TRG Pakistan explains tax disputes with FBR – 2025

TRG

Karachi, October 3, 2025 – TRG Pakistan Limited has released its Annual Report for 2025, providing detailed clarification on ongoing income tax disputes with the Federal Board of Revenue (FBR).

The company highlighted that the deemed assessments for tax years 2003 and 2004 had been amended by the tax authorities, rejecting exemptions claimed under clause (101) Part I of the Second Schedule to the Income Tax Ordinance, 2001. Consequently, tax demands of Rs. 0.60 million and Rs. 0.09 million were raised for the respective years. TRG Pakistan filed first appeals with the Commissioner Inland Revenue (Appeals), which were rejected. However, the second appeals filed before the Appellate Tribunal Inland Revenue (ATIR) were decided in favor of the company through a consolidated order dated March 28, 2013. The company has applied for the issuance of appeal effect orders, which remain pending. No provisions have been made in the financial statements for these matters.

For the Tax Year 2022, the Assistant/Deputy Commissioner Inland Revenue (ACIR) raised a tax demand of Rs. 354,547,720 regarding super tax under Section 4C of the Income Tax Ordinance on unrealized dilution gains related to TRG Pakistan’s long-term investment in its associated company, The Resource Group International Limited (TRGIL). TRG Pakistan has filed an appeal before the ATIR, which is still under consideration.
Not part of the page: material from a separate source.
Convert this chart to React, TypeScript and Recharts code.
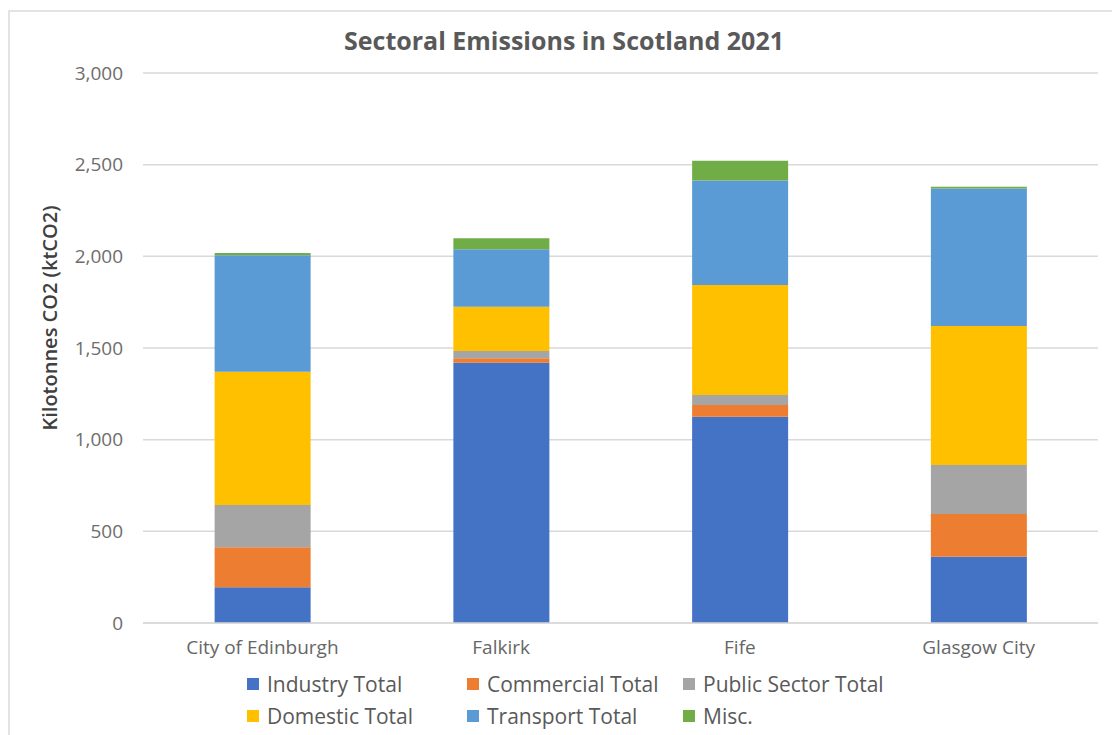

The company also approached the High Court of Sindh, which issued an order restraining tax authorities from taking any coercive recovery measures. Based on advice from its tax consultants, TRG Pakistan’s management remains confident that the matter will be resolved in its favor.

Additionally, for the Tax Year 2021, TRG Pakistan faced an amended deemed assessment questioning certain deductions and raising a tax demand of Rs. 9.38 million. The company filed an appeal before the Commissioner Inland Revenue (Appeals) and paid 10% of the demanded tax to prevent recovery proceedings. The appeal is pending, and in line with its legal and financial advisors, TRG Pakistan believes the outcome will ultimately be favorable. Accordingly, no provision has been made in the financial statements, and the 10% paid amount has been recorded as advance tax.

Through these disclosures, TRG Pakistan emphasizes transparency and proactive engagement with tax authorities, reaffirming its commitment to regulatory compliance while protecting shareholder interests.